SUPPLIED ENTRIES:
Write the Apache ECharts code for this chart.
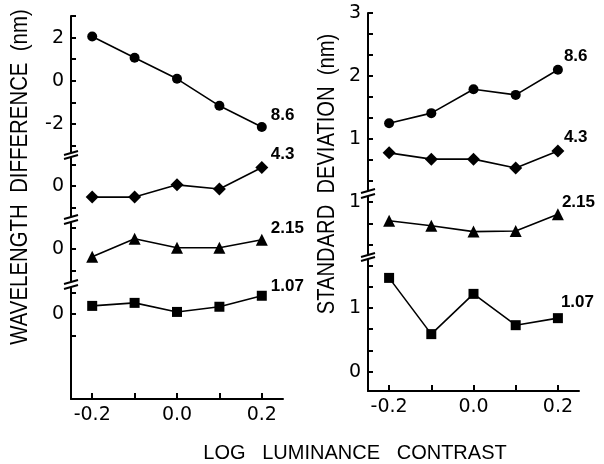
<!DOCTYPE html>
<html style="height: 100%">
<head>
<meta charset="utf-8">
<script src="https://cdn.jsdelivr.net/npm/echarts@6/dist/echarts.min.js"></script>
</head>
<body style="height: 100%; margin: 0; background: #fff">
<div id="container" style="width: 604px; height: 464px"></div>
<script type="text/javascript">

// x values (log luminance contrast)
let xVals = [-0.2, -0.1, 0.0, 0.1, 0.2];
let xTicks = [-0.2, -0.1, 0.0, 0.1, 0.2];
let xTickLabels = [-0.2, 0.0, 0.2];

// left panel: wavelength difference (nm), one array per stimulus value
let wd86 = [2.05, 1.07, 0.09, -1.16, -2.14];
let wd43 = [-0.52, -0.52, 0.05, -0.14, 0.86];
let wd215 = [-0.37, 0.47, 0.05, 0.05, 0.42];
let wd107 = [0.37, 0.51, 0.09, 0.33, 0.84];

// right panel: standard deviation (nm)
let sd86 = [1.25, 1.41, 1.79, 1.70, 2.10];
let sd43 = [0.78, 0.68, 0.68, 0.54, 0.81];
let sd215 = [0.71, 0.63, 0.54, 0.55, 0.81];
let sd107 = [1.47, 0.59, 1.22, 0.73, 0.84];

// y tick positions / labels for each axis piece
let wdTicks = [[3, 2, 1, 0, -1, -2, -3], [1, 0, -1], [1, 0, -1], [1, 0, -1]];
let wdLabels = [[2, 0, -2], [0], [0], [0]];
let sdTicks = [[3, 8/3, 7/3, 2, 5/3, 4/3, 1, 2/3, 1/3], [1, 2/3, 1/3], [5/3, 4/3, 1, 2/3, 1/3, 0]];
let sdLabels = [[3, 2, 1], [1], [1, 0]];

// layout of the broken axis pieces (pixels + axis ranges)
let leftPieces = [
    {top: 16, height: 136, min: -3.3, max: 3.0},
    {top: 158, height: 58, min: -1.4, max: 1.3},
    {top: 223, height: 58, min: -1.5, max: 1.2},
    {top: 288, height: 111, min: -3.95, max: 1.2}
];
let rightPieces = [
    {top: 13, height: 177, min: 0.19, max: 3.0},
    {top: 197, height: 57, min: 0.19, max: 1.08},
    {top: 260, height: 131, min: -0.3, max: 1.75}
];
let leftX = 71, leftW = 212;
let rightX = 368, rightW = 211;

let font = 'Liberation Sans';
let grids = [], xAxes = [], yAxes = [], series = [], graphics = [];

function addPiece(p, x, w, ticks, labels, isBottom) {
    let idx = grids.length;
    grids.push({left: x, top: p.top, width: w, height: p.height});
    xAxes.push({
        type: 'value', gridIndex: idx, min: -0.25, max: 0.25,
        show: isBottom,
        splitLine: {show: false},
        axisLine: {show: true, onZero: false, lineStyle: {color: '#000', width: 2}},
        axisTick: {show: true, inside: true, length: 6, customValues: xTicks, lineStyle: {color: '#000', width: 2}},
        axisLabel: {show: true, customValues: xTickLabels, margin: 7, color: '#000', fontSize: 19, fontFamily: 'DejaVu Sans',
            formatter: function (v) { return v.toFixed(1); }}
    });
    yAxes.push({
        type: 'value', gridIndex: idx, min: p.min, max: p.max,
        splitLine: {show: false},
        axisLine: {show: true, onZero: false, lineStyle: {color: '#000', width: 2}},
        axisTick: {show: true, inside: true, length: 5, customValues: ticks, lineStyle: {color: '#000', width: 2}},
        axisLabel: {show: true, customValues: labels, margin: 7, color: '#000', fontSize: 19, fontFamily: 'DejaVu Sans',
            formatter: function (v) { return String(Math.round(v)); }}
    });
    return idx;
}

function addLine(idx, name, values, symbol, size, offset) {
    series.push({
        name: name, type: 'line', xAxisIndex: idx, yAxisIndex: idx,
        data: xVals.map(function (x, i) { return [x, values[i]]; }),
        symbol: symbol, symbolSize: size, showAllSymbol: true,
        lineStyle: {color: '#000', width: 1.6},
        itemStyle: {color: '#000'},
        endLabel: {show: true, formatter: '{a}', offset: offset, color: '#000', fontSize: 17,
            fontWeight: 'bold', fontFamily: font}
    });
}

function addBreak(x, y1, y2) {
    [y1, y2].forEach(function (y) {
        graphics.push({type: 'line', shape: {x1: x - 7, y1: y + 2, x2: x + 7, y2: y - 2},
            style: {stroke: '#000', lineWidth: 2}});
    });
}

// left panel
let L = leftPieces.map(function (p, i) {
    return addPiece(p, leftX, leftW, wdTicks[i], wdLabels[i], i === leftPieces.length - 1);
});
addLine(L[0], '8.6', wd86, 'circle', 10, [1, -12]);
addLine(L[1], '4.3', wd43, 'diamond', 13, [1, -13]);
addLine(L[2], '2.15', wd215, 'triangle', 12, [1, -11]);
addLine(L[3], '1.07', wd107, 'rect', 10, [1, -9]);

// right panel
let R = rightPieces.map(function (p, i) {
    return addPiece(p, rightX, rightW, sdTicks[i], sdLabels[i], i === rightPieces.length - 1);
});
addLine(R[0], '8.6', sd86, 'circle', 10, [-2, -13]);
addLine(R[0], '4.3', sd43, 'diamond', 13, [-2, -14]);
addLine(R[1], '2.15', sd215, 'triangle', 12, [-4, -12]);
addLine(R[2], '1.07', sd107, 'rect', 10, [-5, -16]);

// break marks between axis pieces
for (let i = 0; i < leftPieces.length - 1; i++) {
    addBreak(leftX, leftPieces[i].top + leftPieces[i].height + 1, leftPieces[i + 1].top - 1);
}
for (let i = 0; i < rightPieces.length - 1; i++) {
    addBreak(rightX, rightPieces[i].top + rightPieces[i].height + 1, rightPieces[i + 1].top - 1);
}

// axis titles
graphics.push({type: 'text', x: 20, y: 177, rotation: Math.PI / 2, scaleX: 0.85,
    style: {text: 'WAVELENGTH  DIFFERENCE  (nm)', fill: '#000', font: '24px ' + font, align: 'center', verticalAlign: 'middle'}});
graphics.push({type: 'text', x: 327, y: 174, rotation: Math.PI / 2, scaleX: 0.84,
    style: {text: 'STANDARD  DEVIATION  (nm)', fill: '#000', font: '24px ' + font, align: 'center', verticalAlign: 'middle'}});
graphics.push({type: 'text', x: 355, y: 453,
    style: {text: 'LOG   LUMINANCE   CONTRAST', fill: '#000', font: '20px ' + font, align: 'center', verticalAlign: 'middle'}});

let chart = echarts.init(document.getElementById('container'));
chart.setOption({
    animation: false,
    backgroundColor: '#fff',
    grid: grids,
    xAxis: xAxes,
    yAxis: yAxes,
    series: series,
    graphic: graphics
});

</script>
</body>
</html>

--

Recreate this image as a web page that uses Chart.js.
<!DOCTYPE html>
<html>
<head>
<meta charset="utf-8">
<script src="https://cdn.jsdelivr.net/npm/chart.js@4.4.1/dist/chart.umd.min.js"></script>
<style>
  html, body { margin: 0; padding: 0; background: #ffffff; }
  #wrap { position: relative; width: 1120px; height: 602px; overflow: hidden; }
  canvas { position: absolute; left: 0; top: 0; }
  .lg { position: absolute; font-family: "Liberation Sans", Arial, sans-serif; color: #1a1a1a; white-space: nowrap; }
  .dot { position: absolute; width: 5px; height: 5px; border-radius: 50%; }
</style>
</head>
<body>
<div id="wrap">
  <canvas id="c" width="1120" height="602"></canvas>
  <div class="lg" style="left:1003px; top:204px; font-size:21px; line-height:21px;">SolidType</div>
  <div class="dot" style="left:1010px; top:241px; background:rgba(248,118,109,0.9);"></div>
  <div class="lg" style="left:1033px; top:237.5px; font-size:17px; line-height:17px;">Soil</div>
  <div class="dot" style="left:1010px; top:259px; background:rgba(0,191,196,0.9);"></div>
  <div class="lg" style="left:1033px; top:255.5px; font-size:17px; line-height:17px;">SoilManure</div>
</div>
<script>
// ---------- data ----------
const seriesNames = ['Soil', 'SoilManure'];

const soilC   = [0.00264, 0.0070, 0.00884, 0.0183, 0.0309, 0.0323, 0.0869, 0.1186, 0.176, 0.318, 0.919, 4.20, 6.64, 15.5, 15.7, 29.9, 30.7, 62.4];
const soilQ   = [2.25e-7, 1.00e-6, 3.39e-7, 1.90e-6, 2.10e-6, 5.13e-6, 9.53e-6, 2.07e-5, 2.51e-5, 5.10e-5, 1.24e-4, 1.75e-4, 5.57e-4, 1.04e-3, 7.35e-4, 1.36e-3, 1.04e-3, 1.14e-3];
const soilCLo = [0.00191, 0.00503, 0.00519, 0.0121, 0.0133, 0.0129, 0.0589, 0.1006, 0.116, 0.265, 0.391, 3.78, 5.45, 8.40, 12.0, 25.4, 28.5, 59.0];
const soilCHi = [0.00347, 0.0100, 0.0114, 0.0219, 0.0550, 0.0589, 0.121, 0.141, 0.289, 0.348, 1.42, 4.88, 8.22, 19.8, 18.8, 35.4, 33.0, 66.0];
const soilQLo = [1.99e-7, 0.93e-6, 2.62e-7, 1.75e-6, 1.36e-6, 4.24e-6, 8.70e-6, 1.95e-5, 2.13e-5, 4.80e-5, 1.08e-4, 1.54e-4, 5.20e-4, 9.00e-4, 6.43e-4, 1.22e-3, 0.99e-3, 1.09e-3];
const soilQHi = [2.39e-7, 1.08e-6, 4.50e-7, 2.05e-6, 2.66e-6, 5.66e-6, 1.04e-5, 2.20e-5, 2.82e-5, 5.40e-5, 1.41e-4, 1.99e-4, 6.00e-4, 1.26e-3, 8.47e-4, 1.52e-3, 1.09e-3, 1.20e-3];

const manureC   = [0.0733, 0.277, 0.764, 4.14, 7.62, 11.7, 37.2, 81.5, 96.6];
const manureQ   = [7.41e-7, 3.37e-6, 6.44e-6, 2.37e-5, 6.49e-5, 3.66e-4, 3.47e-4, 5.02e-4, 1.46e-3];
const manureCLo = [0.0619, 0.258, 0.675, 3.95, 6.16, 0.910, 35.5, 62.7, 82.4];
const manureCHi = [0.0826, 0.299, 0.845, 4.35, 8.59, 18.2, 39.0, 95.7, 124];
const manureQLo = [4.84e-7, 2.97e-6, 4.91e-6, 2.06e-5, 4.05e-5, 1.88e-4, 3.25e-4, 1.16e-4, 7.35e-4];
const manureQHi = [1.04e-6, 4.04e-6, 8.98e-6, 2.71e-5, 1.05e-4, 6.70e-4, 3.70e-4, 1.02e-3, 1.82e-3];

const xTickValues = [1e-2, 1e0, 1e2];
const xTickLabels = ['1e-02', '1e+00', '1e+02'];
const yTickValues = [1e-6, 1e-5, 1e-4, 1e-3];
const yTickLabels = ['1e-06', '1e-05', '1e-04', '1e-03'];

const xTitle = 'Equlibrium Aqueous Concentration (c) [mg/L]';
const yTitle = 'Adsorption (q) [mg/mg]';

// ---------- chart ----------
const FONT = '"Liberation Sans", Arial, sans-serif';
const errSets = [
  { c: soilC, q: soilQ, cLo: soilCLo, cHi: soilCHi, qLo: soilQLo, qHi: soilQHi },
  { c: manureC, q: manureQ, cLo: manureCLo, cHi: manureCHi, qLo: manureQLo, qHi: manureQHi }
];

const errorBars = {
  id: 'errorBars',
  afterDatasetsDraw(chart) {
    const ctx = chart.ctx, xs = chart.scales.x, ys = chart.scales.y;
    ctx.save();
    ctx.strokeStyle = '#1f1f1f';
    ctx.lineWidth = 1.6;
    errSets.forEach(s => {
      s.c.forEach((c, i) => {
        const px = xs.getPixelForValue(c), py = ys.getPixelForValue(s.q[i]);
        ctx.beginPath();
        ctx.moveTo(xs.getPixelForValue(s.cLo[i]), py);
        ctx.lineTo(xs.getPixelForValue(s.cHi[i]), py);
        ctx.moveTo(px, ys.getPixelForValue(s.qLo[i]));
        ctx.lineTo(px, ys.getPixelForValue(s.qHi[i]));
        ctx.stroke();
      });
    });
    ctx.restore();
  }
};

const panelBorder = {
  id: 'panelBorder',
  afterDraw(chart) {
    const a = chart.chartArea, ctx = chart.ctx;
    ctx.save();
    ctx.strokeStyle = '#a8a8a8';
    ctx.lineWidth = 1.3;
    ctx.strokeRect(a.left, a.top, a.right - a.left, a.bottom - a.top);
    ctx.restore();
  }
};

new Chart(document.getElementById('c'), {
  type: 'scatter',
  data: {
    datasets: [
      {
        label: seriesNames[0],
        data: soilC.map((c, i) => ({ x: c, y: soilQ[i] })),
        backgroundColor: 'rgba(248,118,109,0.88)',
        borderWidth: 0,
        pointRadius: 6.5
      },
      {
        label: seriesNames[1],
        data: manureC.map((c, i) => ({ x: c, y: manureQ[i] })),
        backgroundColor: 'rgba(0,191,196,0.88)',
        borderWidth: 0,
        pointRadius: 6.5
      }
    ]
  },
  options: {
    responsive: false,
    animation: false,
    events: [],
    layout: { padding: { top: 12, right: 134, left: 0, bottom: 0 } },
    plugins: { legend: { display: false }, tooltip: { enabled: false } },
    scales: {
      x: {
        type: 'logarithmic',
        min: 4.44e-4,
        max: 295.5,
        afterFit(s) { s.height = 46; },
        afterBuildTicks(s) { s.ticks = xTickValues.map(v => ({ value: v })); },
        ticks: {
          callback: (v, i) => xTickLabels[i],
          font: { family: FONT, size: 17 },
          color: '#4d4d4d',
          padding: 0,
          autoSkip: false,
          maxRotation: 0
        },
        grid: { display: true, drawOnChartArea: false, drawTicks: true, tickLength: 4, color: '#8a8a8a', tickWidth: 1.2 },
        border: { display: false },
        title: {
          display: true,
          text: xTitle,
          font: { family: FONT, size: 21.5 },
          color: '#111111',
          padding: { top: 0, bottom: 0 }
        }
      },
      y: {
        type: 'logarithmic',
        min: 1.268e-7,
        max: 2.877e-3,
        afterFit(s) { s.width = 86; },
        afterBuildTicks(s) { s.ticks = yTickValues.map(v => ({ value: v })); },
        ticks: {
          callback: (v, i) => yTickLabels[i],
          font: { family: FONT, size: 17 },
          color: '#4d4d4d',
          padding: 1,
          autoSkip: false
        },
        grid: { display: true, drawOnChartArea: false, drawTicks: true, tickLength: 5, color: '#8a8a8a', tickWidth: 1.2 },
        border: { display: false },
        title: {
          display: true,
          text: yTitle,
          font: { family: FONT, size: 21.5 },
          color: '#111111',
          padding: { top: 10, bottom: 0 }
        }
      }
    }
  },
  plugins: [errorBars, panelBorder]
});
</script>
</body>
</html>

AIM: Look through the entries above; copy every line holding the string "this".

REPLY:
Write the Apache ECharts code for this chart.
Recreate this image as a web page that uses Chart.js.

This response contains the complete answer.